Before running anything for two weeks, you should verify that it works on smaller simulate data. Then I’d start running with fewer than 2000 iterations—you may not need that many.
I’m guessing the bottleneck is here:
for(i in 1:n)
prob[i] = skew_normal_cdf(beta0 + X[i] * beta, 0, 1, alfa);
because most of our CDFs are not that efficient. I’d also be worried about rounding to 0 or 1 here. This also does very inefficient matrix multiplication. You’re better off coding this as:
vector[n] mu = beta0 + X * beta;
for (i in 1:n)
prob[i] = skew_normal_cdf(mu[i], ...);
This may make a big difference because of the sizes of
X is very sparse (say less than 10% filled), you want to use our
csr multiply function.
What is the posterior scale of the parameters? One of the best things you can do is make sure they’re all roughly standard scale (ranging between -3 and 3, or something like normal(0, 1)). I’m not sure if you’re just trying to include vague priors, but if your parameters are scale 100, it’ll help to rescale.
You’ll want a non-centered parameterization here:
beta ~ normal(0, tau * sqrt(lambda));
which looks like:
vector[k] beta = tau * sqrt(lambda) * beta_std;
beta_std ~ normal(0, 1);
I didn’t save the actual
beta becaus eyou have 17K of them.
With the number of data points so much smaller than the number of predictors, you’ll need strong priors to identify the model.

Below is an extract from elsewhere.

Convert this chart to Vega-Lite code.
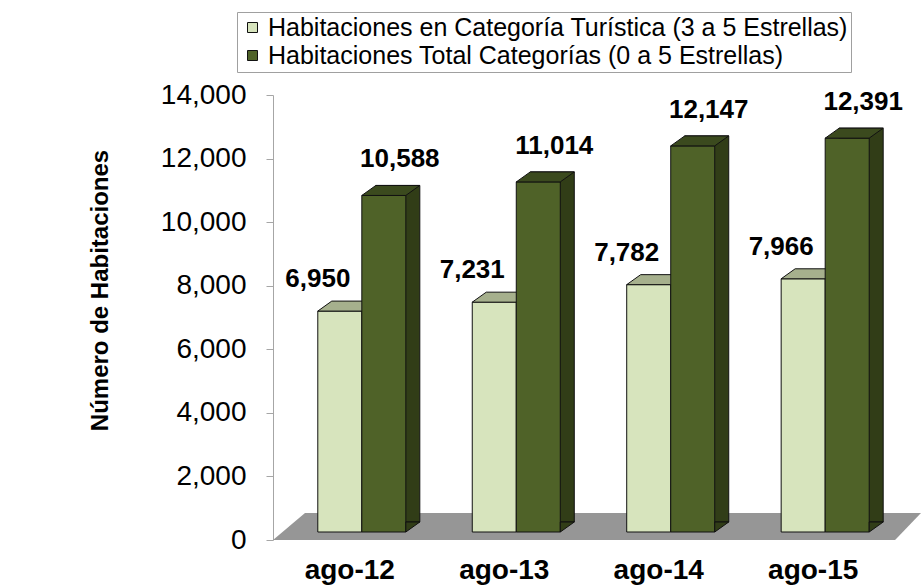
{
  "$schema": "https://vega.github.io/schema/vega-lite/v6.json",
  "width": 641,
  "height": 445,
  "autosize": {"type": "none"},
  "padding": {"left": 273, "top": 95, "right": 7, "bottom": 48},
  "background": "white",
  "config": {"view": {"stroke": null}, "font": "Liberation Sans"},
  "datasets": {
    "habitaciones": [
      {"periodo": "ago-12", "serie": "Habitaciones en Categoría Turística (3 a 5 Estrellas)", "valor": 6950},
      {"periodo": "ago-12", "serie": "Habitaciones Total Categorías (0 a 5 Estrellas)", "valor": 10588},
      {"periodo": "ago-13", "serie": "Habitaciones en Categoría Turística (3 a 5 Estrellas)", "valor": 7231},
      {"periodo": "ago-13", "serie": "Habitaciones Total Categorías (0 a 5 Estrellas)", "valor": 11014},
      {"periodo": "ago-14", "serie": "Habitaciones en Categoría Turística (3 a 5 Estrellas)", "valor": 7782},
      {"periodo": "ago-14", "serie": "Habitaciones Total Categorías (0 a 5 Estrellas)", "valor": 12147},
      {"periodo": "ago-15", "serie": "Habitaciones en Categoría Turística (3 a 5 Estrellas)", "valor": 7966},
      {"periodo": "ago-15", "serie": "Habitaciones Total Categorías (0 a 5 Estrellas)", "valor": 12391}
    ],
    "piso": [{"elemento": "piso"}]
  },
  "layer": [
    {
      "data": {"name": "piso"},
      "mark": {"type": "point", "shape": "M 0 0 L 0.0988 -0.0833 L 2 -0.0833 L 1.92 0 Z", "size": 419904, "filled": true, "fill": "#969696", "opacity": 1, "strokeWidth": 0},
      "encoding": {
        "x": {"value": 0},
        "y": {"datum": 0, "type": "quantitative", "scale": {"domain": [0, 14000], "nice": false}}
      }
    },
    {
      "data": {"name": "habitaciones"},
      "transform": [{"filter": "datum.serie == 'Habitaciones en Categoría Turística (3 a 5 Estrellas)'"}],
      "mark": {"type": "bar", "yOffset": -8, "y2Offset": -8, "stroke": "#111111", "strokeWidth": 1},
      "encoding": {
        "x": {"field": "periodo", "type": "nominal", "sort": null, "scale": {"paddingInner": 0.43, "paddingOuter": 0.29},
          "axis": {"title": null, "domain": false, "ticks": false, "labelAngle": 0, "labelFont": "Liberation Sans", "labelFontWeight": "bold", "labelFontSize": 28, "labelColor": "#000000", "labelPadding": 16, "labelOffset": -12}},
        "xOffset": {"field": "serie", "type": "nominal", "sort": null, "scale": {"domain": ["Habitaciones en Categoría Turística (3 a 5 Estrellas)", "Habitaciones Total Categorías (0 a 5 Estrellas)"], "paddingInner": 0, "paddingOuter": 0}},
        "y": {"field": "valor", "type": "quantitative", "scale": {"domain": [0, 14000], "nice": false},
          "axis": {"title": "Número de Habitaciones", "titleFont": "Liberation Sans", "titleFontSize": 24, "titleFontWeight": "bold", "titleColor": "#000000", "titleX": -173, "titleY": 195, "titleAlign": "center", "titleBaseline": "middle", "values": [0, 2000, 4000, 6000, 8000, 10000, 12000, 14000], "format": ",d", "labelFont": "Liberation Sans", "labelFontSize": 28, "labelColor": "#000000", "labelPadding": 20, "tickSize": 7, "tickColor": "#a6a6a6", "domainColor": "#a6a6a6", "grid": false}},
        "y2": {"datum": 0},
        "color": {"field": "serie", "type": "nominal", "scale": {"domain": ["Habitaciones en Categoría Turística (3 a 5 Estrellas)", "Habitaciones Total Categorías (0 a 5 Estrellas)"], "range": ["#d7e4bd", "#4f6228"]},
          "legend": {"title": null, "orient": "none", "legendX": -36, "legendY": -83, "direction": "vertical", "symbolType": "square", "symbolSize": 100, "symbolStrokeColor": "#000000", "symbolStrokeWidth": 1, "labelFont": "Liberation Sans", "labelFontSize": 25, "labelOffset": 3, "labelColor": "#000000", "labelLimit": 0, "strokeColor": "#a0a0a0", "fillColor": "#ffffff", "padding": 3, "rowPadding": 2}}
      }
    },
    {
      "data": {"name": "habitaciones"},
      "transform": [{"filter": "datum.serie == 'Habitaciones en Categoría Turística (3 a 5 Estrellas)'"}],
      "mark": {"type": "point", "shape": "M -1 0 L 1 0 L 1.636 -0.4545 L -0.364 -0.4545 Z", "size": 1936, "filled": true, "fill": "#a6b08d", "stroke": "#111111", "strokeWidth": 1, "opacity": 1, "yOffset": -8},
      "encoding": {
        "x": {"field": "periodo", "type": "nominal", "sort": null},
        "xOffset": {"field": "serie", "type": "nominal", "sort": null},
        "y": {"field": "valor", "type": "quantitative"}
      }
    },
    {
      "data": {"name": "habitaciones"},
      "transform": [{"filter": "datum.serie == 'Habitaciones Total Categorías (0 a 5 Estrellas)'"}],
      "mark": {"type": "bar", "fill": "#313d17", "stroke": "#111111", "strokeWidth": 1, "width": {"band": 0.5}, "xOffset": 36, "yOffset": -18, "y2Offset": -18},
      "encoding": {
        "x": {"field": "periodo", "type": "nominal", "sort": null},
        "y": {"field": "valor", "type": "quantitative"},
        "y2": {"datum": 0}
      }
    },
    {
      "data": {"name": "habitaciones"},
      "transform": [{"filter": "datum.serie == 'Habitaciones Total Categorías (0 a 5 Estrellas)'"}],
      "mark": {"type": "bar", "yOffset": -8, "y2Offset": -8, "stroke": "#111111", "strokeWidth": 1},
      "encoding": {
        "x": {"field": "periodo", "type": "nominal", "sort": null},
        "xOffset": {"field": "serie", "type": "nominal", "sort": null},
        "y": {"field": "valor", "type": "quantitative"},
        "y2": {"datum": 0},
        "color": {"field": "serie", "type": "nominal"}
      }
    },
    {
      "data": {"name": "habitaciones"},
      "transform": [{"filter": "datum.serie == 'Habitaciones Total Categorías (0 a 5 Estrellas)'"}],
      "mark": {"type": "point", "shape": "M -1 0 L 1 0 L 1.636 -0.4545 L -0.364 -0.4545 Z", "size": 1936, "filled": true, "fill": "#3b4a1e", "stroke": "#111111", "strokeWidth": 1, "opacity": 1, "yOffset": -8},
      "encoding": {
        "x": {"field": "periodo", "type": "nominal", "sort": null},
        "xOffset": {"field": "serie", "type": "nominal", "sort": null},
        "y": {"field": "valor", "type": "quantitative"}
      }
    },
    {
      "data": {"name": "habitaciones"},
      "transform": [{"filter": "datum.serie == 'Habitaciones Total Categorías (0 a 5 Estrellas)'"}],
      "mark": {"type": "point", "shape": "M 1 0 L 1.636 -0.4545 L 1 -0.4545 Z", "size": 1936, "filled": true, "fill": "#313d17", "stroke": "#111111", "strokeWidth": 1, "opacity": 1, "yOffset": -8},
      "encoding": {
        "x": {"field": "periodo", "type": "nominal", "sort": null},
        "xOffset": {"field": "serie", "type": "nominal", "sort": null},
        "y": {"datum": 0}
      }
    },
    {
      "data": {"name": "habitaciones"},
      "transform": [{"filter": "datum.serie == 'Habitaciones en Categoría Turística (3 a 5 Estrellas)'"}],
      "mark": {"type": "text", "font": "Liberation Sans", "fontWeight": "bold", "fontSize": 26, "color": "#000000", "align": "center", "baseline": "middle", "dx": -22, "dy": -40},
      "encoding": {
        "x": {"field": "periodo", "type": "nominal", "sort": null},
        "xOffset": {"field": "serie", "type": "nominal", "sort": null},
        "y": {"field": "valor", "type": "quantitative"},
        "text": {"field": "valor", "type": "quantitative", "format": ",d"}
      }
    },
    {
      "data": {"name": "habitaciones"},
      "transform": [{"filter": "datum.serie == 'Habitaciones Total Categorías (0 a 5 Estrellas)'"}],
      "mark": {"type": "text", "font": "Liberation Sans", "fontWeight": "bold", "fontSize": 26, "color": "#000000", "align": "center", "baseline": "middle", "dx": 16, "dy": -44},
      "encoding": {
        "x": {"field": "periodo", "type": "nominal", "sort": null},
        "xOffset": {"field": "serie", "type": "nominal", "sort": null},
        "y": {"field": "valor", "type": "quantitative"},
        "text": {"field": "valor", "type": "quantitative", "format": ",d"}
      }
    }
  ]
}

The biggest problem I see, though is that you have the
tau * sqrt(lambda), which provides each
beta with its own error scale. This is not going to be well identified as you can divide
tau and multiply
lambda to get the same result, and it makes a nasty banana-shaped posterior. You’re leaing on the priors on
tau to identify the model, but that’s often not a good idea.
I’d try to back off and just use
tau and put a stronger prior than
cauchy(0, 1) on it, and see how that fits.